Give back the full listing, character for character, with no pictures.

● Material shown

# # # # #

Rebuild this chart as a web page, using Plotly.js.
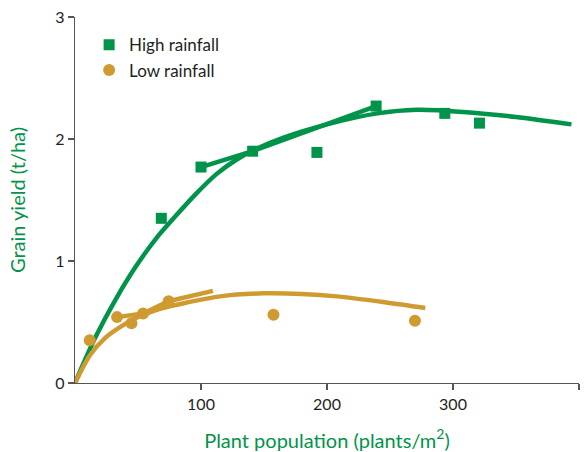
<!DOCTYPE html>
<html>
<head>
<meta charset="utf-8">
<script src="https://cdn.plot.ly/plotly-3.0.1.min.js"></script>
<style>html,body{margin:0;padding:0;background:#fff;}#chart{width:586px;height:452px;}</style>
</head>
<body>
<div id="chart"></div>
<script>
// Observed data points
var highX = [68.5, 100, 141, 192, 239, 293.5, 321];
var highY = [1.35, 1.77, 1.90, 1.89, 2.27, 2.21, 2.13];
var lowX = [11.7, 33.4, 44.8, 54, 74.3, 157.5, 269.8];
var lowY = [0.35, 0.54, 0.49, 0.57, 0.67, 0.56, 0.51];

// Fitted response curves
var highFitX = [0, 16, 32, 48, 64, 80, 96, 112, 128, 144, 165, 200, 240, 271, 311, 350, 394];
var highFitY = [0, 0.37, 0.68, 0.95, 1.18, 1.37, 1.55, 1.71, 1.83, 1.92, 2.01, 2.12, 2.21, 2.24, 2.22, 2.18, 2.12];
var lowFitX = [0, 12, 24, 36, 48, 62, 76, 89, 115, 150, 180, 208, 247, 278];
var lowFitY = [0, 0.23, 0.37, 0.46, 0.53, 0.59, 0.63, 0.66, 0.71, 0.735, 0.73, 0.71, 0.66, 0.615];

// Short connecting segments
var highSegX = [100, 141, 239];
var highSegY = [1.77, 1.90, 2.27];
var lowSegX = [33.4, 54, 74.3, 109.5];
var lowSegY = [0.54, 0.57, 0.67, 0.755];

var green = '#00934a';
var gold = '#cf9b30';
var FONT = 'Lato, "Open Sans", sans-serif';

var traces = [
  {x: highFitX, y: highFitY, mode: 'lines', line: {color: green, width: 4.5, shape: 'spline', smoothing: 0.8}, showlegend: false, hoverinfo: 'skip'},
  {x: lowFitX, y: lowFitY, mode: 'lines', line: {color: gold, width: 4.5, shape: 'spline', smoothing: 0.8}, showlegend: false, hoverinfo: 'skip'},
  {x: highSegX, y: highSegY, mode: 'lines', line: {color: green, width: 4.5}, showlegend: false, hoverinfo: 'skip'},
  {x: lowSegX, y: lowSegY, mode: 'lines', line: {color: gold, width: 4.5}, showlegend: false, hoverinfo: 'skip'},
  {x: highX, y: highY, mode: 'markers', name: 'High rainfall', marker: {symbol: 'square', size: 11, color: green}},
  {x: lowX, y: lowY, mode: 'markers', name: 'Low rainfall', marker: {symbol: 'circle', size: 12, color: gold}}
];

var layout = {
  width: 586, height: 452,
  margin: {l: 74.5, r: 6.7, t: 16.7, b: 69.3},
  paper_bgcolor: '#fff', plot_bgcolor: '#fff',
  font: {family: FONT, size: 16, color: '#231f20'},
  showlegend: true,
  legend: {x: 0.028, y: 0.972, xanchor: 'left', yanchor: 'top', bgcolor: 'rgba(0,0,0,0)',
           font: {family: FONT, size: 17, color: '#231f20'}, tracegroupgap: 0},
  xaxis: {
    range: [0, 400], tickvals: [100, 200, 300, 400], ticktext: ['100', '200', '300', '400'],
    showline: true, linecolor: '#555', linewidth: 1.3, ticks: 'outside', ticklen: 6, tickcolor: '#555', tickwidth: 1.3,
    showgrid: false, zeroline: false, automargin: false,
    tickfont: {family: FONT, size: 16, color: '#231f20'},
    title: {text: 'Plant population (plants/m<sup>2</sup>)', font: {family: FONT, size: 20, color: green}, standoff: 22}
  },
  yaxis: {
    range: [0, 3], tickvals: [0, 1, 2, 3], ticktext: ['0', '1', '2', '3'],
    showline: true, linecolor: '#555', linewidth: 1.3, ticks: 'outside', ticklen: 6, tickcolor: '#555', tickwidth: 1.3,
    showgrid: false, zeroline: false, automargin: false,
    tickfont: {family: FONT, size: 16, color: '#231f20'},
    title: {text: 'Grain yield (t/ha)', font: {family: FONT, size: 20, color: green}, standoff: 24}
  }
};

Plotly.newPlot('chart', traces, layout, {displayModeBar: false, staticPlot: true});
</script>
</body>
</html>
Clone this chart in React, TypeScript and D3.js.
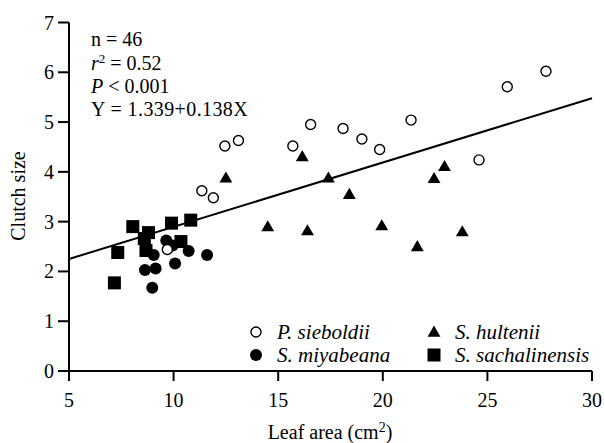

# # # # #

● Worked answer
Rebuild this chart as a web page, using Plotly.js.
<!DOCTYPE html>
<html>
<head>
<meta charset="utf-8">
<script src="https://cdn.plot.ly/plotly-3.0.1.min.js"></script>
<style>html,body{margin:0;padding:0;background:#fff;}#chart{width:586px;height:452px;}</style>
</head>
<body>
<div id="chart"></div>
<script>
// Observed data points
var highX = [68.5, 100, 141, 192, 239, 293.5, 321];
var highY = [1.35, 1.77, 1.90, 1.89, 2.27, 2.21, 2.13];
var lowX = [11.7, 33.4, 44.8, 54, 74.3, 157.5, 269.8];
var lowY = [0.35, 0.54, 0.49, 0.57, 0.67, 0.56, 0.51];

// Fitted response curves
var highFitX = [0, 16, 32, 48, 64, 80, 96, 112, 128, 144, 165, 200, 240, 271, 311, 350, 394];
var highFitY = [0, 0.37, 0.68, 0.95, 1.18, 1.37, 1.55, 1.71, 1.83, 1.92, 2.01, 2.12, 2.21, 2.24, 2.22, 2.18, 2.12];
var lowFitX = [0, 12, 24, 36, 48, 62, 76, 89, 115, 150, 180, 208, 247, 278];
var lowFitY = [0, 0.23, 0.37, 0.46, 0.53, 0.59, 0.63, 0.66, 0.71, 0.735, 0.73, 0.71, 0.66, 0.615];

// Short connecting segments
var highSegX = [100, 141, 239];
var highSegY = [1.77, 1.90, 2.27];
var lowSegX = [33.4, 54, 74.3, 109.5];
var lowSegY = [0.54, 0.57, 0.67, 0.755];

var green = '#00934a';
var gold = '#cf9b30';
var FONT = 'Lato, "Open Sans", sans-serif';

var traces = [
  {x: highFitX, y: highFitY, mode: 'lines', line: {color: green, width: 4.5, shape: 'spline', smoothing: 0.8}, showlegend: false, hoverinfo: 'skip'},
  {x: lowFitX, y: lowFitY, mode: 'lines', line: {color: gold, width: 4.5, shape: 'spline', smoothing: 0.8}, showlegend: false, hoverinfo: 'skip'},
  {x: highSegX, y: highSegY, mode: 'lines', line: {color: green, width: 4.5}, showlegend: false, hoverinfo: 'skip'},
  {x: lowSegX, y: lowSegY, mode: 'lines', line: {color: gold, width: 4.5}, showlegend: false, hoverinfo: 'skip'},
  {x: highX, y: highY, mode: 'markers', name: 'High rainfall', marker: {symbol: 'square', size: 11, color: green}},
  {x: lowX, y: lowY, mode: 'markers', name: 'Low rainfall', marker: {symbol: 'circle', size: 12, color: gold}}
];

var layout = {
  width: 586, height: 452,
  margin: {l: 74.5, r: 6.7, t: 16.7, b: 69.3},
  paper_bgcolor: '#fff', plot_bgcolor: '#fff',
  font: {family: FONT, size: 16, color: '#231f20'},
  showlegend: true,
  legend: {x: 0.028, y: 0.972, xanchor: 'left', yanchor: 'top', bgcolor: 'rgba(0,0,0,0)',
           font: {family: FONT, size: 17, color: '#231f20'}, tracegroupgap: 0},
  xaxis: {
    range: [0, 400], tickvals: [100, 200, 300, 400], ticktext: ['100', '200', '300', '400'],
    showline: true, linecolor: '#555', linewidth: 1.3, ticks: 'outside', ticklen: 6, tickcolor: '#555', tickwidth: 1.3,
    showgrid: false, zeroline: false, automargin: false,
    tickfont: {family: FONT, size: 16, color: '#231f20'},
    title: {text: 'Plant population (plants/m<sup>2</sup>)', font: {family: FONT, size: 20, color: green}, standoff: 22}
  },
  yaxis: {
    range: [0, 3], tickvals: [0, 1, 2, 3], ticktext: ['0', '1', '2', '3'],
    showline: true, linecolor: '#555', linewidth: 1.3, ticks: 'outside', ticklen: 6, tickcolor: '#555', tickwidth: 1.3,
    showgrid: false, zeroline: false, automargin: false,
    tickfont: {family: FONT, size: 16, color: '#231f20'},
    title: {text: 'Grain yield (t/ha)', font: {family: FONT, size: 20, color: green}, standoff: 24}
  }
};

Plotly.newPlot('chart', traces, layout, {displayModeBar: false, staticPlot: true});
</script>
</body>
</html>
Clone this chart in React, TypeScript and D3.js.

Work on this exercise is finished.